(Figure scripts)

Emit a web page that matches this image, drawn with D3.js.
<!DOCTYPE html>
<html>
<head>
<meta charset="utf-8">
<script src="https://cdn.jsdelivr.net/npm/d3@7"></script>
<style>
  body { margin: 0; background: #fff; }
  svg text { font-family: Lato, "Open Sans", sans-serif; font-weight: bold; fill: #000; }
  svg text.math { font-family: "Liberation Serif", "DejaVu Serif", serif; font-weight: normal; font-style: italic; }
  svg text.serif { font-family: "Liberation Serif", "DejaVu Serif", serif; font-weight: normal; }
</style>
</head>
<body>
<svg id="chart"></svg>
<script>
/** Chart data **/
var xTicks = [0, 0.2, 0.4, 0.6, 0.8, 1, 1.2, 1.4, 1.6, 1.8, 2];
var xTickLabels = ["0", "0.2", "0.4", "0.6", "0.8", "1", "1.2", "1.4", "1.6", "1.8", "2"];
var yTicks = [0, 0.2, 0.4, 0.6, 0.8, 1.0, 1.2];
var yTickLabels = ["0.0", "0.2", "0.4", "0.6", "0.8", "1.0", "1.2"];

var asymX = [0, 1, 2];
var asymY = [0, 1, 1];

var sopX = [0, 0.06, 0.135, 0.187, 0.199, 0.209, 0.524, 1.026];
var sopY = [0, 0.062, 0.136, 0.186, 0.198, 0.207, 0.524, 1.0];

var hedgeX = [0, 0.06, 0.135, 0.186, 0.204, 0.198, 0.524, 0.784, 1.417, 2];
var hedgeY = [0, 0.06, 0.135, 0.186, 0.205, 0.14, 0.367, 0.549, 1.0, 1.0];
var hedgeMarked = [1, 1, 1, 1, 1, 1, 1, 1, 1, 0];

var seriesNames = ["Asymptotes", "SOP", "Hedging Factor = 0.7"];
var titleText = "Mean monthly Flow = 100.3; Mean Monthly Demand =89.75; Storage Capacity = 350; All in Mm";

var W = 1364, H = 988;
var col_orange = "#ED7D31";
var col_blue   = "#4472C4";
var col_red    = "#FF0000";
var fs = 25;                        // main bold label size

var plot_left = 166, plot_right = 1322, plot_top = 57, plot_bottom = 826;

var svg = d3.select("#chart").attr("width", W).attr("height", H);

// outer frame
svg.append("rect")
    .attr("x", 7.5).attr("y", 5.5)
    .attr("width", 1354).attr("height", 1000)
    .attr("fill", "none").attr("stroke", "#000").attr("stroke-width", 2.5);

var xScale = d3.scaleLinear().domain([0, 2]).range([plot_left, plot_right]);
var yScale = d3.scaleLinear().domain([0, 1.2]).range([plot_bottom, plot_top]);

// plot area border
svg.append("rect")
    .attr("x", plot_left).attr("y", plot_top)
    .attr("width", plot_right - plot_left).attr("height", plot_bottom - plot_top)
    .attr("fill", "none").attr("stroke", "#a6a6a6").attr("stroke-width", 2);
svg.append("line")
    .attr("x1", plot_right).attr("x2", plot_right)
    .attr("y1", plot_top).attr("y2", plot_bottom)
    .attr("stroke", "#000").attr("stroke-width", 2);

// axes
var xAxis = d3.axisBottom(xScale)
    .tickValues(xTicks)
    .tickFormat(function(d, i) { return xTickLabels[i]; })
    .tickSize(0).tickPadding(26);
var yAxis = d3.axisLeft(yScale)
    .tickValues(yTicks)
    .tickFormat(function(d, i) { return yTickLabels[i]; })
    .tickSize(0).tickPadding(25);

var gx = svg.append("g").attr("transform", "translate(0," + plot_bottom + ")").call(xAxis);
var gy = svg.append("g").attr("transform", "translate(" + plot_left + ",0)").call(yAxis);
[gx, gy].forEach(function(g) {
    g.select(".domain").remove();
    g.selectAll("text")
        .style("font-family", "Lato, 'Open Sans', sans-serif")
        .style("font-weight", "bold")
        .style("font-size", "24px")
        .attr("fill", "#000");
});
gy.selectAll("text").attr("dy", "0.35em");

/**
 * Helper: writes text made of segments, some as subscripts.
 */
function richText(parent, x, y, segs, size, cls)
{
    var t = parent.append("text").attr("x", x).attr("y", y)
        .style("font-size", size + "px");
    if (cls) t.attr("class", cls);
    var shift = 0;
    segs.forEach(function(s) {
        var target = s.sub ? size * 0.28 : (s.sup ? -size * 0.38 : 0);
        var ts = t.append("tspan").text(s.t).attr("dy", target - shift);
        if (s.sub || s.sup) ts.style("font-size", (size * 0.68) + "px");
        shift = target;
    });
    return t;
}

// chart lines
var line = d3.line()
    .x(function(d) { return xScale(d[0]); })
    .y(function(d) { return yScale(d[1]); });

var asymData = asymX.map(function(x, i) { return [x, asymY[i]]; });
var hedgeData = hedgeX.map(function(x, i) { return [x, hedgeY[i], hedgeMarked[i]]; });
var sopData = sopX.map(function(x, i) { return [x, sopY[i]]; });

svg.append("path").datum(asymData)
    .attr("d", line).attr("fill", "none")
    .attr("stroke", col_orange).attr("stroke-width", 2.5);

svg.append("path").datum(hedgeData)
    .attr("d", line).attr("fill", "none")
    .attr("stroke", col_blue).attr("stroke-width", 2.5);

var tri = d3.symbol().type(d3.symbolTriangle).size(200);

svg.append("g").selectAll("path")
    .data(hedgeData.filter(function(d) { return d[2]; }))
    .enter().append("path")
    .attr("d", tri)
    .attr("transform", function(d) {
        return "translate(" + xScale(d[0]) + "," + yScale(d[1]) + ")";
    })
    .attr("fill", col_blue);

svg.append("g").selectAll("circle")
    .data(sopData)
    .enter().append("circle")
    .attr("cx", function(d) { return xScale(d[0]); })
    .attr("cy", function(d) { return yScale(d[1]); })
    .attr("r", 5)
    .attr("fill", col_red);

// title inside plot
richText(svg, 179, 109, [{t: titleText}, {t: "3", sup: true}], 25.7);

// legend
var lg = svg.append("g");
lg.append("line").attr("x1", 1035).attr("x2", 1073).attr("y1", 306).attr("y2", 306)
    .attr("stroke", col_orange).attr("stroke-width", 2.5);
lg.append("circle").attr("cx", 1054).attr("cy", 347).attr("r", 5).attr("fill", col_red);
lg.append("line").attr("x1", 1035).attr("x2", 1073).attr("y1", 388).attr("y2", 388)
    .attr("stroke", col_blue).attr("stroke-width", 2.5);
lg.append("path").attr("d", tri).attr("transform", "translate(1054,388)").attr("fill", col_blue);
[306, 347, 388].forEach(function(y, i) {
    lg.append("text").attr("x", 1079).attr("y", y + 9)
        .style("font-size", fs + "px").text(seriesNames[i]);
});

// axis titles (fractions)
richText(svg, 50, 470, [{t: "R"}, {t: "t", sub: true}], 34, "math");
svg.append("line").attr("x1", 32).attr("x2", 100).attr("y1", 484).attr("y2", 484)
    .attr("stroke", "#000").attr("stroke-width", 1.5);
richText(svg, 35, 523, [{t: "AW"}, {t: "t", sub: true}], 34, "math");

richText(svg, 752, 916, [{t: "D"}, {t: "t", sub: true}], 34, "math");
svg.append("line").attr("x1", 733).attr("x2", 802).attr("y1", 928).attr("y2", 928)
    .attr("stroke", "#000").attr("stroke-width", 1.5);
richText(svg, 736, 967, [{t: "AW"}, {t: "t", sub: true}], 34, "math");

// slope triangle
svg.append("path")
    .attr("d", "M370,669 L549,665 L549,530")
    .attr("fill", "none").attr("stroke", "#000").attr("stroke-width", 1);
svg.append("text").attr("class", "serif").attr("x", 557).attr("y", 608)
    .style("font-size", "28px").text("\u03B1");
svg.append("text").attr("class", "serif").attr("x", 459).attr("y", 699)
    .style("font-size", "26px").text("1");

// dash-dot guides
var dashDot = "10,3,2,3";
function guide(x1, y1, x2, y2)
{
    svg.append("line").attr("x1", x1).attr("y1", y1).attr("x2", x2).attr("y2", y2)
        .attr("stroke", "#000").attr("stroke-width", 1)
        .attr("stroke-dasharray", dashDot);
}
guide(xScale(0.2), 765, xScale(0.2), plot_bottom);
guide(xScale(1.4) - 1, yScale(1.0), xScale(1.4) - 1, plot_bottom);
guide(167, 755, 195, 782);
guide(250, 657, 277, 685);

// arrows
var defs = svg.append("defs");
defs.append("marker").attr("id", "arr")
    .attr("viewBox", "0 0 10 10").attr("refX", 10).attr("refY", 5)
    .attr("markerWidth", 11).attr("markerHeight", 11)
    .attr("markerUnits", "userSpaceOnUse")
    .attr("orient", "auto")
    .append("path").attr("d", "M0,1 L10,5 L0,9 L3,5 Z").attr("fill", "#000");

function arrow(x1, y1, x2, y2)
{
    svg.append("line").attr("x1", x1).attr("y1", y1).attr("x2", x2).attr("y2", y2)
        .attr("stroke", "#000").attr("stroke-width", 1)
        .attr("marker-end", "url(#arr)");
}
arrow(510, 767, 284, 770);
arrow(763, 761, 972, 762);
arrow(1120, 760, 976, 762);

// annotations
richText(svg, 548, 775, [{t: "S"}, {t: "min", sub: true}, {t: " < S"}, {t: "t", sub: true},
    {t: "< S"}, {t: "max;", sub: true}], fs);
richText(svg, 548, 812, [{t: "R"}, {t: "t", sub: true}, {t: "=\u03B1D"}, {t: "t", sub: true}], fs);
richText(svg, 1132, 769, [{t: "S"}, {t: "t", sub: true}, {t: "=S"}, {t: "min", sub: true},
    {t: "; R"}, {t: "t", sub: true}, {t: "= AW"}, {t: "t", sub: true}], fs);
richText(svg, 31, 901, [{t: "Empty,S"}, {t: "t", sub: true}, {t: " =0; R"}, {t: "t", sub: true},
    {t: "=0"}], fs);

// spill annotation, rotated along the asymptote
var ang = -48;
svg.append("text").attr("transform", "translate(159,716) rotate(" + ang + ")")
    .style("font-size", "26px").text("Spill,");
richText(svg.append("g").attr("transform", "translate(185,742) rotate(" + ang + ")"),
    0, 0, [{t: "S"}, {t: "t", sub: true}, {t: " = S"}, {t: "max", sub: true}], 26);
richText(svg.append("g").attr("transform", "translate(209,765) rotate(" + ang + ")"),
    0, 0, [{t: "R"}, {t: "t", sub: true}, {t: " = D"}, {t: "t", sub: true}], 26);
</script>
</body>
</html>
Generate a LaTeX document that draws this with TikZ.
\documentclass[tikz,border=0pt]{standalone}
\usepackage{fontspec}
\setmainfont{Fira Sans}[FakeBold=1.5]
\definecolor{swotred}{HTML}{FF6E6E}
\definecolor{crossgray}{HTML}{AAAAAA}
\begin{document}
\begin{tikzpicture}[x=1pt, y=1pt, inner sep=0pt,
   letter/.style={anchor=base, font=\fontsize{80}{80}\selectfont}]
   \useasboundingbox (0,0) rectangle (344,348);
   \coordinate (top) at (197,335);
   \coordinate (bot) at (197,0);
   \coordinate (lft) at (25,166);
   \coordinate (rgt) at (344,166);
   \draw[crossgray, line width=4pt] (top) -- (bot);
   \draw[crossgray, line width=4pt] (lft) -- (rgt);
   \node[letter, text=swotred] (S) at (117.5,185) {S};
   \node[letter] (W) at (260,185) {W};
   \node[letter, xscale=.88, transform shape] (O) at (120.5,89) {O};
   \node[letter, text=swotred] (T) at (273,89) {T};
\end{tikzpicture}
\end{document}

→ WORK TO COMPLETE: Check every line of the data above for the string "this", and copy those that have it.

→ ANSWER TO THE EXERCISE:
Emit a web page that matches this image, drawn with D3.js.
Generate a LaTeX document that draws this with TikZ.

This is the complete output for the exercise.